Exercise details → Would you repeat the listing exactly but omit every picture?

Information provided →
****************

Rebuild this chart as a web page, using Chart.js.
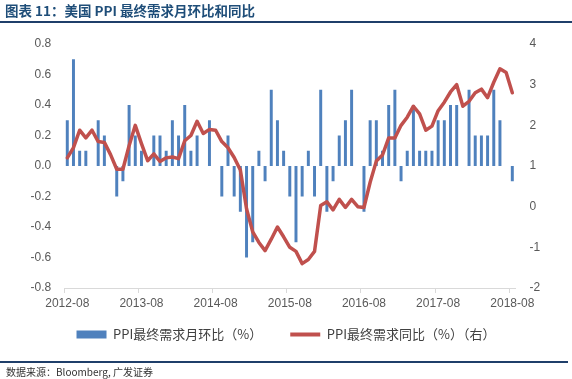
<!DOCTYPE html>
<html>
<head>
<meta charset="utf-8">
<script src="https://cdn.jsdelivr.net/npm/chart.js@4.4.1/dist/chart.umd.min.js"></script>
<style>
  html, body { margin: 0; padding: 0; background: #fff; }
  #wrap { position: relative; width: 572px; height: 379px; overflow: hidden; background: #fff; }
  #c { position: absolute; left: 0; top: 0; }
  #title { position: absolute; left: 5px; top: 0px; font: bold 13.5px "Noto Sans CJK SC", sans-serif; color: #1f4e79; white-space: nowrap; }
  #topline { position: absolute; left: 0; top: 21px; width: 572px; height: 2px; background: #1f3f6a; }
  #botline { position: absolute; left: 0; top: 361px; width: 568px; height: 2px; background: #1f3f6a; }
  #source { position: absolute; left: 6px; top: 364px; font: 10px "Noto Sans CJK SC", sans-serif; color: #333; white-space: nowrap; }
</style>
</head>
<body>
<div id="wrap">
  <canvas id="c" width="572" height="379"></canvas>
  <div id="title">图表 11：美国 PPI 最终需求月环比和同比</div>
  <div id="topline"></div>
  <div id="botline"></div>
  <div id="source">数据来源：Bloomberg, 广发证券</div>
</div>
<script>
const categories = [
  '2012-08','2012-09','2012-10','2012-11','2012-12',
  '2013-01','2013-02','2013-03','2013-04','2013-05','2013-06','2013-07','2013-08','2013-09','2013-10','2013-11','2013-12',
  '2014-01','2014-02','2014-03','2014-04','2014-05','2014-06','2014-07','2014-08','2014-09','2014-10','2014-11','2014-12',
  '2015-01','2015-02','2015-03','2015-04','2015-05','2015-06','2015-07','2015-08','2015-09','2015-10','2015-11','2015-12',
  '2016-01','2016-02','2016-03','2016-04','2016-05','2016-06','2016-07','2016-08','2016-09','2016-10','2016-11','2016-12',
  '2017-01','2017-02','2017-03','2017-04','2017-05','2017-06','2017-07','2017-08','2017-09','2017-10','2017-11','2017-12',
  '2018-01','2018-02','2018-03','2018-04','2018-05','2018-06','2018-07','2018-08'
];
// 月环比 (%), left axis
const momValues = [
  0.3, 0.7, 0.1, 0.1, 0.0,
  0.3, 0.2, 0.0, -0.2, -0.1, 0.4, 0.2, 0.1, 0.0, 0.2, 0.2, 0.1,
  0.3, 0.2, 0.4, 0.1, 0.2, 0.0, 0.3, 0.0, -0.2, 0.2, -0.2, -0.3,
  -0.6, -0.5, 0.1, -0.1, 0.5, 0.3, 0.1, -0.2, -0.5, -0.2, 0.1, -0.2,
  0.5, -0.3, -0.1, 0.2, 0.3, 0.5, 0.0, -0.3, 0.3, 0.3, 0.1, 0.4,
  0.5, -0.1, 0.1, 0.4, 0.1, 0.1, 0.1, 0.3, 0.3, 0.4, 0.4, 0.0,
  0.5, 0.2, 0.2, 0.2, 0.5, 0.3, 0.0, -0.1
];
// 同比 (%), right axis
const yoyValues = [
  1.2, 1.45, 1.88, 1.69, 1.88,
  1.6, 1.58, 1.28, 0.92, 0.92, 1.5, 2.0, 1.55, 1.13, 1.3, 1.11, 1.2,
  1.22, 1.18, 1.62, 1.75, 2.1, 1.8, 1.9, 1.88, 1.6, 1.45, 1.21, 0.9,
  -0.05, -0.62, -0.88, -1.08, -0.8, -0.5, -0.74, -1.0, -1.1, -1.4, -1.3, -1.1,
  0.03, 0.12, -0.08, 0.18, -0.02, 0.18, 0.0, -0.02, 0.6, 1.12, 1.27, 1.69,
  1.69, 2.0, 2.2, 2.47, 2.28, 1.88, 1.98, 2.36, 2.57, 2.82, 3.0, 2.47,
  2.59, 2.8, 2.89, 2.68, 3.06, 3.39, 3.3, 2.8
];
const leftTicks = [-0.8, 0.8, 0.2];   // min, max, step
const rightTicks = [-2, 4, 1];
const seriesNames = ['PPI最终需求月环比（%）', 'PPI最终需求同比（%）（右）'];
const labelEvery = 12;

const axisGray = '#d9d9d9';
const textGray = '#595959';
const tickFont = { family: '"Liberation Sans", Arial, sans-serif', size: 12 };

// move the legend up a little after layout (keeps wide horizontal spacing)
const legendShift = {
  id: 'legendShift',
  afterLayout(chart) {
    const lg = chart.legend;
    if (lg) { lg.top -= 14; lg.bottom -= 14; }
  }
};

new Chart(document.getElementById('c'), {
  plugins: [legendShift],
  data: {
    labels: categories,
    datasets: [
      {
        type: 'line',
        label: seriesNames[1],
        data: yoyValues,
        yAxisID: 'y1',
        borderColor: '#c0504d',
        backgroundColor: '#c0504d',
        borderWidth: 3.5,
        pointRadius: 0,
        tension: 0,
        borderJoinStyle: 'round',
        borderCapStyle: 'round',
        order: 0
      },
      {
        type: 'bar',
        label: seriesNames[0],
        data: momValues,
        yAxisID: 'y',
        backgroundColor: '#4f81bd',
        borderWidth: 0,
        categoryPercentage: 1.0,
        barPercentage: 0.48,
        order: 1
      }
    ]
  },
  options: {
    responsive: false,
    animation: false,
    devicePixelRatio: 1,
    layout: { padding: { top: 44, left: 0, right: 0, bottom: 14 } },
    plugins: {
      tooltip: { enabled: false },
      legend: {
        position: 'bottom',
        labels: {
          usePointStyle: true,
          pointStyleWidth: 30,
          boxHeight: 8,
          padding: 28,
          color: '#404040',
          font: { family: '"Noto Sans CJK SC", sans-serif', size: 13 },
          generateLabels(chart) {
            const ds = chart.data.datasets;
            return [
              { text: ds[1].label, fillStyle: ds[1].backgroundColor, strokeStyle: ds[1].backgroundColor, lineWidth: 0, pointStyle: 'rect', hidden: false, datasetIndex: 1, fontColor: '#404040' },
              { text: ds[0].label, fillStyle: ds[0].borderColor, strokeStyle: ds[0].borderColor, lineWidth: 4, pointStyle: 'line', hidden: false, datasetIndex: 0, fontColor: '#404040' }
            ];
          }
        }
      }
    },
    scales: {
      x: {
        offset: true,
        grid: {
          offset: true,
          drawOnChartArea: false,
          drawTicks: true,
          tickLength: 5,
          color: (ctx) => (ctx.index % labelEvery === 0 ? axisGray : 'rgba(0,0,0,0)')
        },
        border: { display: true, color: axisGray, width: 1 },
        ticks: {
          autoSkip: false,
          maxRotation: 0,
          minRotation: 0,
          padding: 3,
          color: textGray,
          font: tickFont,
          callback: function (v, i) { return i % labelEvery === 0 ? categories[i] : ''; }
        },
        afterFit(scale) { scale.height = 26; }
      },
      y: {
        position: 'left',
        min: leftTicks[0], max: leftTicks[1],
        grid: { display: false },
        border: { display: false },
        ticks: {
          stepSize: leftTicks[2],
          padding: 5,
          color: textGray,
          font: tickFont,
          callback: (v) => (Math.abs(v) < 1e-9 ? '0.0' : Number(v).toFixed(1))
        },
        afterFit(scale) { scale.width = 64.2; }
      },
      y1: {
        position: 'right',
        min: rightTicks[0], max: rightTicks[1],
        grid: { display: false },
        border: { display: false },
        ticks: {
          stepSize: rightTicks[2],
          padding: 6,
          color: textGray,
          font: tickFont
        },
        afterFit(scale) { scale.width = 56.6; }
      }
    }
  }
});
</script>
</body>
</html>
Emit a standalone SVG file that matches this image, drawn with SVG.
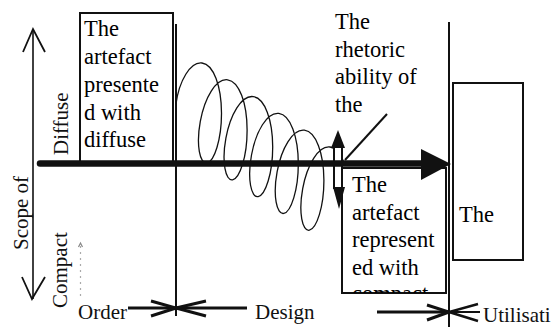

****************

Answer to the task →
Rebuild this chart as a web page, using Chart.js.
<!DOCTYPE html>
<html>
<head>
<meta charset="utf-8">
<script src="https://cdn.jsdelivr.net/npm/chart.js@4.4.1/dist/chart.umd.min.js"></script>
<style>
  html, body { margin: 0; padding: 0; background: #fff; }
  #wrap { position: relative; width: 572px; height: 379px; overflow: hidden; background: #fff; }
  #c { position: absolute; left: 0; top: 0; }
  #title { position: absolute; left: 5px; top: 0px; font: bold 13.5px "Noto Sans CJK SC", sans-serif; color: #1f4e79; white-space: nowrap; }
  #topline { position: absolute; left: 0; top: 21px; width: 572px; height: 2px; background: #1f3f6a; }
  #botline { position: absolute; left: 0; top: 361px; width: 568px; height: 2px; background: #1f3f6a; }
  #source { position: absolute; left: 6px; top: 364px; font: 10px "Noto Sans CJK SC", sans-serif; color: #333; white-space: nowrap; }
</style>
</head>
<body>
<div id="wrap">
  <canvas id="c" width="572" height="379"></canvas>
  <div id="title">图表 11：美国 PPI 最终需求月环比和同比</div>
  <div id="topline"></div>
  <div id="botline"></div>
  <div id="source">数据来源：Bloomberg, 广发证券</div>
</div>
<script>
const categories = [
  '2012-08','2012-09','2012-10','2012-11','2012-12',
  '2013-01','2013-02','2013-03','2013-04','2013-05','2013-06','2013-07','2013-08','2013-09','2013-10','2013-11','2013-12',
  '2014-01','2014-02','2014-03','2014-04','2014-05','2014-06','2014-07','2014-08','2014-09','2014-10','2014-11','2014-12',
  '2015-01','2015-02','2015-03','2015-04','2015-05','2015-06','2015-07','2015-08','2015-09','2015-10','2015-11','2015-12',
  '2016-01','2016-02','2016-03','2016-04','2016-05','2016-06','2016-07','2016-08','2016-09','2016-10','2016-11','2016-12',
  '2017-01','2017-02','2017-03','2017-04','2017-05','2017-06','2017-07','2017-08','2017-09','2017-10','2017-11','2017-12',
  '2018-01','2018-02','2018-03','2018-04','2018-05','2018-06','2018-07','2018-08'
];
// 月环比 (%), left axis
const momValues = [
  0.3, 0.7, 0.1, 0.1, 0.0,
  0.3, 0.2, 0.0, -0.2, -0.1, 0.4, 0.2, 0.1, 0.0, 0.2, 0.2, 0.1,
  0.3, 0.2, 0.4, 0.1, 0.2, 0.0, 0.3, 0.0, -0.2, 0.2, -0.2, -0.3,
  -0.6, -0.5, 0.1, -0.1, 0.5, 0.3, 0.1, -0.2, -0.5, -0.2, 0.1, -0.2,
  0.5, -0.3, -0.1, 0.2, 0.3, 0.5, 0.0, -0.3, 0.3, 0.3, 0.1, 0.4,
  0.5, -0.1, 0.1, 0.4, 0.1, 0.1, 0.1, 0.3, 0.3, 0.4, 0.4, 0.0,
  0.5, 0.2, 0.2, 0.2, 0.5, 0.3, 0.0, -0.1
];
// 同比 (%), right axis
const yoyValues = [
  1.2, 1.45, 1.88, 1.69, 1.88,
  1.6, 1.58, 1.28, 0.92, 0.92, 1.5, 2.0, 1.55, 1.13, 1.3, 1.11, 1.2,
  1.22, 1.18, 1.62, 1.75, 2.1, 1.8, 1.9, 1.88, 1.6, 1.45, 1.21, 0.9,
  -0.05, -0.62, -0.88, -1.08, -0.8, -0.5, -0.74, -1.0, -1.1, -1.4, -1.3, -1.1,
  0.03, 0.12, -0.08, 0.18, -0.02, 0.18, 0.0, -0.02, 0.6, 1.12, 1.27, 1.69,
  1.69, 2.0, 2.2, 2.47, 2.28, 1.88, 1.98, 2.36, 2.57, 2.82, 3.0, 2.47,
  2.59, 2.8, 2.89, 2.68, 3.06, 3.39, 3.3, 2.8
];
const leftTicks = [-0.8, 0.8, 0.2];   // min, max, step
const rightTicks = [-2, 4, 1];
const seriesNames = ['PPI最终需求月环比（%）', 'PPI最终需求同比（%）（右）'];
const labelEvery = 12;

const axisGray = '#d9d9d9';
const textGray = '#595959';
const tickFont = { family: '"Liberation Sans", Arial, sans-serif', size: 12 };

// move the legend up a little after layout (keeps wide horizontal spacing)
const legendShift = {
  id: 'legendShift',
  afterLayout(chart) {
    const lg = chart.legend;
    if (lg) { lg.top -= 14; lg.bottom -= 14; }
  }
};

new Chart(document.getElementById('c'), {
  plugins: [legendShift],
  data: {
    labels: categories,
    datasets: [
      {
        type: 'line',
        label: seriesNames[1],
        data: yoyValues,
        yAxisID: 'y1',
        borderColor: '#c0504d',
        backgroundColor: '#c0504d',
        borderWidth: 3.5,
        pointRadius: 0,
        tension: 0,
        borderJoinStyle: 'round',
        borderCapStyle: 'round',
        order: 0
      },
      {
        type: 'bar',
        label: seriesNames[0],
        data: momValues,
        yAxisID: 'y',
        backgroundColor: '#4f81bd',
        borderWidth: 0,
        categoryPercentage: 1.0,
        barPercentage: 0.48,
        order: 1
      }
    ]
  },
  options: {
    responsive: false,
    animation: false,
    devicePixelRatio: 1,
    layout: { padding: { top: 44, left: 0, right: 0, bottom: 14 } },
    plugins: {
      tooltip: { enabled: false },
      legend: {
        position: 'bottom',
        labels: {
          usePointStyle: true,
          pointStyleWidth: 30,
          boxHeight: 8,
          padding: 28,
          color: '#404040',
          font: { family: '"Noto Sans CJK SC", sans-serif', size: 13 },
          generateLabels(chart) {
            const ds = chart.data.datasets;
            return [
              { text: ds[1].label, fillStyle: ds[1].backgroundColor, strokeStyle: ds[1].backgroundColor, lineWidth: 0, pointStyle: 'rect', hidden: false, datasetIndex: 1, fontColor: '#404040' },
              { text: ds[0].label, fillStyle: ds[0].borderColor, strokeStyle: ds[0].borderColor, lineWidth: 4, pointStyle: 'line', hidden: false, datasetIndex: 0, fontColor: '#404040' }
            ];
          }
        }
      }
    },
    scales: {
      x: {
        offset: true,
        grid: {
          offset: true,
          drawOnChartArea: false,
          drawTicks: true,
          tickLength: 5,
          color: (ctx) => (ctx.index % labelEvery === 0 ? axisGray : 'rgba(0,0,0,0)')
        },
        border: { display: true, color: axisGray, width: 1 },
        ticks: {
          autoSkip: false,
          maxRotation: 0,
          minRotation: 0,
          padding: 3,
          color: textGray,
          font: tickFont,
          callback: function (v, i) { return i % labelEvery === 0 ? categories[i] : ''; }
        },
        afterFit(scale) { scale.height = 26; }
      },
      y: {
        position: 'left',
        min: leftTicks[0], max: leftTicks[1],
        grid: { display: false },
        border: { display: false },
        ticks: {
          stepSize: leftTicks[2],
          padding: 5,
          color: textGray,
          font: tickFont,
          callback: (v) => (Math.abs(v) < 1e-9 ? '0.0' : Number(v).toFixed(1))
        },
        afterFit(scale) { scale.width = 64.2; }
      },
      y1: {
        position: 'right',
        min: rightTicks[0], max: rightTicks[1],
        grid: { display: false },
        border: { display: false },
        ticks: {
          stepSize: rightTicks[2],
          padding: 6,
          color: textGray,
          font: tickFont
        },
        afterFit(scale) { scale.width = 56.6; }
      }
    }
  }
});
</script>
</body>
</html>
Emit a standalone SVG file that matches this image, drawn with SVG.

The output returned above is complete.